Petar Marianović s’est ensuite adressé aux policiers présents sur place : «Je travaille ici aussi, je ne me mêle pas de votre travail, je garde mes distances, voici ma carte de presse, leur a-t-il dit. Si vous voulez que je parte, vous devez m’ordonner de partir.» En réponse, un officier de police a pris ses coordonnées et lui a officiellement signifié de quitter les lieux. Quand il est parti, il y a eu de l’agitation – mais pas à cause des journalistes : «Une dispute entre des policiers et deux passants a éclaté. Un collègue d’un grand quotidien voulait filmer la scène, mais un policier a posé sa main sur sa caméra pour l’empêcher de filmer.»

«Nous constatons qu’un seul journaliste a contacté notre service pendant l’opération. Un porte-parole des médias était sur place et a personnellement contacté le journaliste en question», réagit Christoph Gnägi, chef du service de presse de la police cantonale bernoise, en réponse aux questions de RSF Suisse. «Nous faisons tout pour permettre aux journalistes de rendre compte objectivement des événements.

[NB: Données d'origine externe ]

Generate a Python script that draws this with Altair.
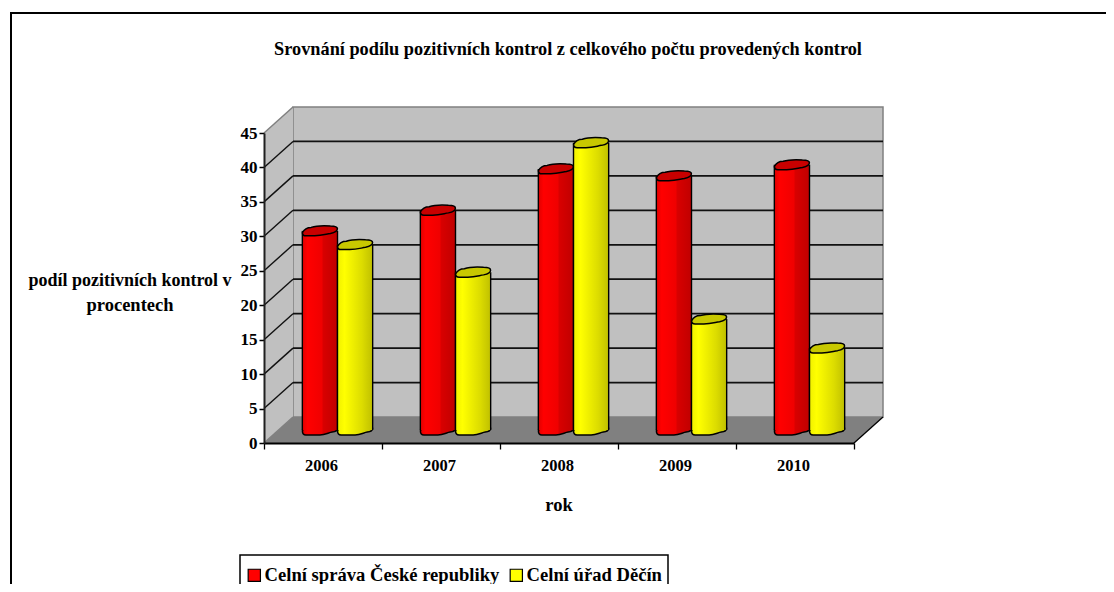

Mais ils doivent eux aussi se conformer aux instructions de la police.» Christoph Gnägi n’en dira pas plus : «Pour tout le reste, nous nous référons à une interpellation en suspens sur le plan politique, dont nous ne voulons pas anticiper la réponse.»

Aussi près que possible de l’événement

En effet, une interpellation des députées Christa Ammann (gauche alternative) et Tanja Bauer (socialiste) sur la manière dont la police cantonale bernoise a traité les journalistes ce 22 septembre a été déposée devant Grand Conseil bernois. Les réponses qui devront y être apportées pourraient clarifier l’existence ou non de directives internes sur le comportement à adopter à l’égard des journalistes et sur le caractère public ou pas de ces textes. «Comme je l’ai expliqué, nous ne voulons pas préjuger de la réponse à cette intervention politique, notamment sur la deuxième partie de la question», explique Christoph Gnägi.

«Les questions soulevées par ces divers incidents sont importantes et méritent d’être clarifiées dans l’ensemble des cantons», note pour sa part le secrétaire général de RSF Suisse Denis Masmejan, également chargé d’enseignement en droit des médias à l’Université de Neuchâtel. «Ce qui est fondamental, c’est que les représentants des médias puissent exercer leur rôle de témoins aussi près que possible de l’événement. Le cadre constitutionnel en vigueur en Suisse le leur garantit en principe. Encore faut-il que les diverses pratiques de la police, encadrées ou non par des directives internes, n’entravent pas ce nécessaire travail d’information. RSF Suisse restera très attentif à ces problèmes.»